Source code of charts
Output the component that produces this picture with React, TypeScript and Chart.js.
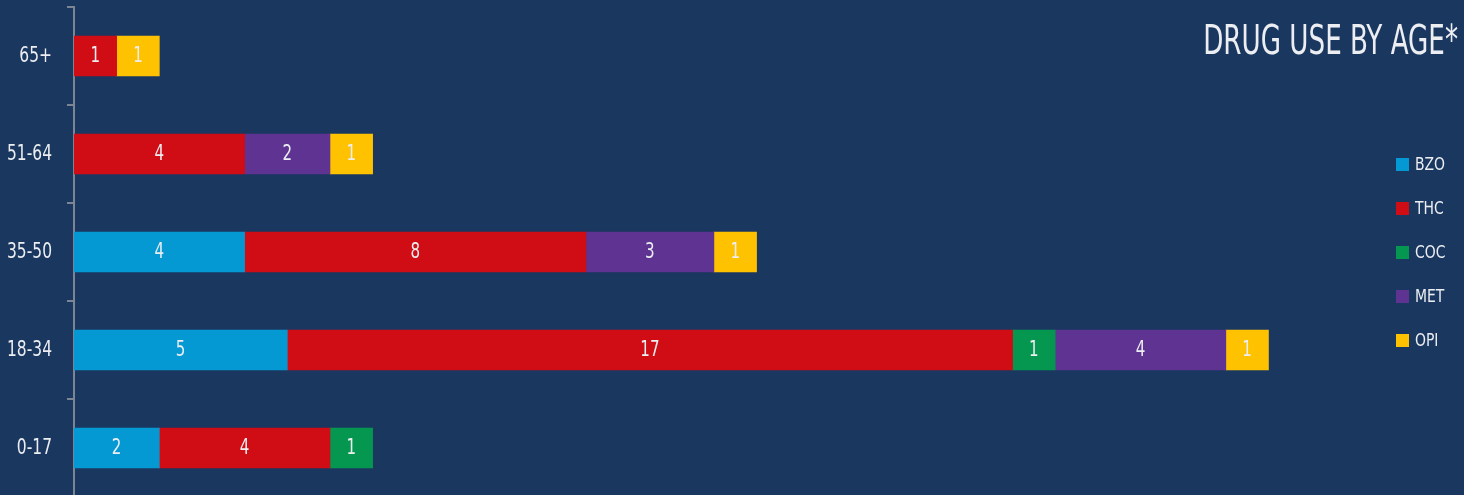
import React, { useEffect, useRef } from 'react';
import { Chart, registerables } from 'chart.js';

Chart.register(...registerables);

const AGE_GROUPS = ['65+', '51-64', '35-50', '18-34', '0-17'];
const DRUGS = ['BZO', 'THC', 'COC', 'MET', 'OPI'];
const BZO = [null, null, 4, 5, 2];
const THC = [1, 4, 8, 17, 4];
const COC = [null, null, null, 1, 1];
const MET = [null, 2, 3, 4, null];
const OPI = [1, 1, 1, 1, null];
const SERIES = [BZO, THC, COC, MET, OPI];
const COLORS = ['#0599d4', '#d00c14', '#05964f', '#5e3391', '#fec200'];
const TITLE = 'DRUG USE BY AGE*';
const X_MAX = 30;

const BG = '#1a3760';
const TEXT = '#eceef2';
const AXIS = '#7c8693';
const FONT = "'DejaVu Sans Condensed', 'Liberation Sans Narrow', sans-serif";

const W = 1464;
const H = 510;

function drawNarrow(
  ctx: CanvasRenderingContext2D,
  text: string,
  x: number,
  y: number,
  size: number,
  align: CanvasTextAlign,
  baseline: CanvasTextBaseline,
  sx: number
) {
  ctx.save();
  ctx.font = `${size}px ${FONT}`;
  ctx.textAlign = align;
  ctx.textBaseline = baseline;
  ctx.translate(x, y);
  ctx.scale(sx, 1);
  ctx.fillText(text, 0, 0);
  ctx.restore();
}

const labelsPlugin = {
  id: 'segLabels',
  afterDatasetsDraw(chart: any) {
    const ctx = chart.ctx;
    ctx.save();
    ctx.fillStyle = TEXT;
    chart.data.datasets.forEach((ds: any, di: number) => {
      const meta = chart.getDatasetMeta(di);
      meta.data.forEach((el: any, i: number) => {
        const v = ds.data[i];
        if (v == null || v === 0) return;
        const cx = (el.x + el.base) / 2;
        drawNarrow(ctx, String(v), cx, el.y + 1, 21, 'center', 'middle', 0.8);
      });
    });
    const yScale = chart.scales.y;
    chart.data.labels.forEach((lab: string, i: number) => {
      const y = yScale.getPixelForValue(i);
      drawNarrow(ctx, lab, 52, y + 1, 21, 'right', 'middle', 0.82);
    });
    ctx.restore();
  },
};

const legendTitlePlugin = {
  id: 'legendTitle',
  afterDraw(chart: any) {
    const ctx = chart.ctx;
    const area = chart.chartArea;
    ctx.save();
    ctx.fillStyle = TEXT;
    drawNarrow(ctx, TITLE, 1458, 54, 41, 'right', 'alphabetic', 0.71);

    const mid = (area.top + area.bottom) / 2;
    const step = 44;
    const n = chart.data.datasets.length;
    chart.data.datasets.forEach((ds: any, i: number) => {
      const y = mid + (i - (n - 1) / 2) * step;
      ctx.fillStyle = ds.backgroundColor;
      ctx.fillRect(1396, Math.round(y - 6.5), 13, 13);
      ctx.fillStyle = TEXT;
      drawNarrow(ctx, ds.label, 1415, y + 1, 18, 'left', 'middle', 0.86);
    });
    ctx.restore();
  },
};

export default function App() {
  const ref = useRef<HTMLCanvasElement>(null);

  useEffect(() => {
    if (!ref.current) return;
    const chart = new Chart(ref.current, {
      type: 'bar',
      data: {
        labels: AGE_GROUPS,
        datasets: DRUGS.map((d, i) => ({
          label: d,
          data: SERIES[i] as any,
          backgroundColor: COLORS[i],
          borderWidth: 0,
          barThickness: 40,
        })),
      },
      options: {
        indexAxis: 'y',
        responsive: false,
        animation: false,
        devicePixelRatio: 1,
        layout: { padding: { top: 7, bottom: 13, left: 0, right: W - (74 + X_MAX * 42.66) } },
        plugins: {
          legend: { display: false },
          tooltip: { enabled: false },
          title: { display: false },
        },
        scales: {
          x: { display: false, stacked: true, min: 0, max: X_MAX },
          y: {
            stacked: true,
            afterFit(scale: any) {
              scale.width = 74;
              scale.paddingTop = 0;
              scale.paddingBottom = 0;
            },
            border: { display: true, color: AXIS, width: 2 },
            grid: {
              display: true,
              offset: true,
              drawOnChartArea: false,
              drawTicks: true,
              tickLength: 7,
              color: AXIS,
              lineWidth: 2,
            },
            ticks: {
              display: false,
              padding: 0,
            },
          },
        },
      },
      plugins: [labelsPlugin, legendTitlePlugin],
    });
    return () => chart.destroy();
  }, []);

  return (
    <div
      style={{
        position: 'fixed',
        top: 0,
        left: 0,
        width: W,
        height: 495,
        overflow: 'hidden',
        background: BG,
      }}
    >
      <canvas ref={ref} width={W} height={H} style={{ display: 'block', width: W, height: H }} />
    </div>
  );
}
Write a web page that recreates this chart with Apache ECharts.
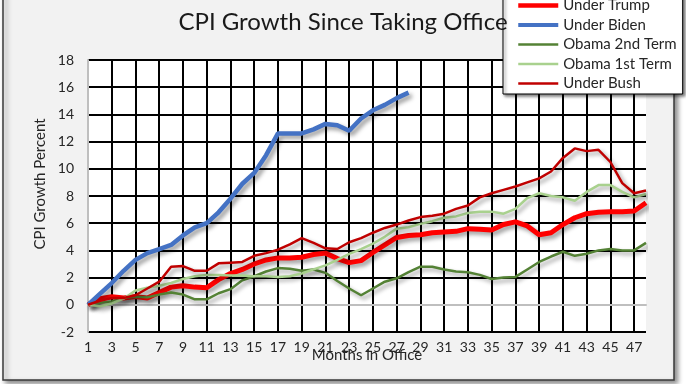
<!DOCTYPE html>
<html><head><meta charset="utf-8">
<script src="https://cdn.jsdelivr.net/npm/echarts@6/dist/echarts.min.js"></script>
<style>html,body{margin:0;padding:0;background:#fff}#c{width:686px;height:384px}</style>
</head><body><div id="c"></div>
<script>
const months = ['1','2','3','4','5','6','7','8','9','10','11','12','13','14','15','16','17','18','19','20','21','22','23','24',
  '25','26','27','28','29','30','31','32','33','34','35','36','37','38','39','40','41','42','43','44','45','46','47','48'];
const underTrump = [0,0.45,0.6,0.5,0.6,0.5,0.9,1.3,1.4,1.3,1.25,1.85,2.3,2.6,3.0,3.3,3.45,3.45,3.5,3.7,3.8,3.4,3.1,3.25,
  3.85,4.4,4.95,5.1,5.15,5.3,5.35,5.4,5.6,5.55,5.5,5.9,6.1,5.8,5.15,5.3,5.9,6.4,6.7,6.8,6.85,6.85,6.9,7.5];
const underBiden = [0,0.8,1.6,2.5,3.3,3.8,4.1,4.4,5.1,5.7,6.0,6.8,7.8,8.9,9.7,11.0,12.6,12.6,12.6,12.9,13.3,13.2,12.8,13.7,
  14.3,14.7,15.2,15.6];
const obama2nd = [0,0.15,0.25,0.5,0.6,0.55,0.75,0.9,0.75,0.4,0.4,0.85,1.15,1.8,2.1,2.45,2.7,2.65,2.5,2.6,2.35,1.75,1.2,0.7,
  1.2,1.7,1.95,2.4,2.8,2.8,2.6,2.45,2.4,2.2,1.9,2.0,2.05,2.6,3.15,3.55,3.9,3.6,3.75,4.0,4.1,4.0,4.0,4.55];
const obama1st = [0,-0.1,0.1,0.45,1.05,1.25,1.4,1.6,1.9,2.1,2.2,2.2,2.15,2.15,2.1,2.1,2.05,2.1,2.3,2.6,2.9,3.3,3.75,4.1,
  4.5,5.0,5.6,5.7,5.95,6.15,6.4,6.5,6.75,6.85,6.85,6.7,7.05,7.85,8.2,8.0,7.9,7.65,8.3,8.8,8.8,8.3,7.9,8.15];
const underBush = [0,0.3,0.5,0.5,0.7,1.2,1.7,2.8,2.85,2.5,2.5,3.05,3.1,3.15,3.6,3.8,4.05,4.45,4.9,4.55,4.15,4.1,4.6,4.9,
  5.3,5.65,5.9,6.2,6.45,6.55,6.7,7.05,7.3,7.9,8.2,8.45,8.7,9.0,9.3,9.8,10.8,11.5,11.3,11.4,10.5,8.95,8.2,8.4];
const yTicks = {min:-2, max:18, step:2};

const F = 'Lato, "Open Sans", sans-serif';
const chart = echarts.init(document.getElementById('c'));
function ser(name, data, color, width) {
  return {name:name, type:'line', data:data, symbol:'none', showSymbol:false,
    lineStyle:{color:color, width:width, shadowColor:'rgba(0,0,0,0.4)', shadowBlur:4, shadowOffsetX:3, shadowOffsetY:3},
    itemStyle:{color:color}, emphasis:{disabled:true}, silent:true};
}
chart.setOption({
  animation:false,
  backgroundColor:'#ffffff',
  graphic:[{type:'rect', z:-10, shape:{x:3,y:-10,width:671,height:390},
    style:{fill:'#f2f2f2', stroke:'#3a3a3a', lineWidth:1.5, shadowBlur:5, shadowColor:'rgba(0,0,0,0.45)', shadowOffsetX:3, shadowOffsetY:3}}],
  title:{text:'CPI Growth Since Taking Office', left:'center', top:5,
    textStyle:{fontFamily:F, fontSize:24, fontWeight:'normal', color:'#1a1a1a'}},
  legend:{orient:'vertical', left:503, top:-7, padding:[5,6,3,13], itemGap:4.5, itemWidth:40, itemHeight:14,
    backgroundColor:'#ffffff', borderColor:'#000', borderWidth:1,
    shadowBlur:3, shadowColor:'rgba(0,0,0,0.5)', shadowOffsetX:2, shadowOffsetY:2,
    selectedMode:false,
    itemStyle:{opacity:0},
    textStyle:{fontFamily:F, fontSize:15, color:'#262626'},
    data:[{name:'Under Trump', lineStyle:{width:4.5}},
          {name:'Under Biden', lineStyle:{width:4}},
          {name:'Obama 2nd Term', lineStyle:{width:2.5}},
          {name:'Obama 1st Term', lineStyle:{width:2.5}},
          {name:'Under Bush', lineStyle:{width:2.5}}]},
  grid:{left:88, right:40, top:60, bottom:52, show:true, backgroundColor:'#ffffff', borderWidth:0, outerBoundsMode:'none', containLabel:false},
  xAxis:{type:'category', data:months, boundaryGap:false,
    axisLine:{onZero:true, lineStyle:{color:'#bfbfbf', width:2}},
    axisTick:{show:false},
    axisLabel:{interval:1, fontFamily:F, fontSize:14, color:'#262626', margin:8},
    splitLine:{show:true, interval:1, lineStyle:{color:'#000', width:2}},
    name:'Months in Office', nameLocation:'middle', nameGap:16, nameMoveOverlap:false,
    nameTextStyle:{fontFamily:F, fontSize:15, color:'#262626'}},
  yAxis:{type:'value', min:yTicks.min, max:yTicks.max, interval:yTicks.step,
    axisLine:{show:true, lineStyle:{color:'#bfbfbf', width:2}},
    axisTick:{show:false},
    axisLabel:{fontFamily:F, fontSize:14, color:'#262626', margin:14},
    splitLine:{show:true, lineStyle:{color:'#000', width:2}},
    name:'CPI Growth Percent', nameLocation:'middle', nameGap:40, nameRotate:90, nameMoveOverlap:false,
    nameTextStyle:{fontFamily:F, fontSize:15, color:'#262626', padding:[0,0,0,24]}},
  series:[
    ser('Under Trump', underTrump, '#ff0000', 5),
    ser('Under Biden', underBiden, '#4472c4', 4.5),
    ser('Obama 2nd Term', obama2nd, '#548235', 2.5),
    ser('Obama 1st Term', obama1st, '#a9d18e', 2.5),
    ser('Under Bush', underBush, '#c00000', 2.5)
  ]
});
</script></body></html>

▶ WHAT YOU ARE ASKED TO DO: With all pictures left out, please transcribe exactly the lines from the start of the material through the line with "Chart.register(...registerables);".

▶ SOLVED EXERCISE:
Output the component that produces this picture with React, TypeScript and Chart.js.
import React, { useEffect, useRef } from 'react';
import { Chart, registerables } from 'chart.js';

Chart.register(...registerables);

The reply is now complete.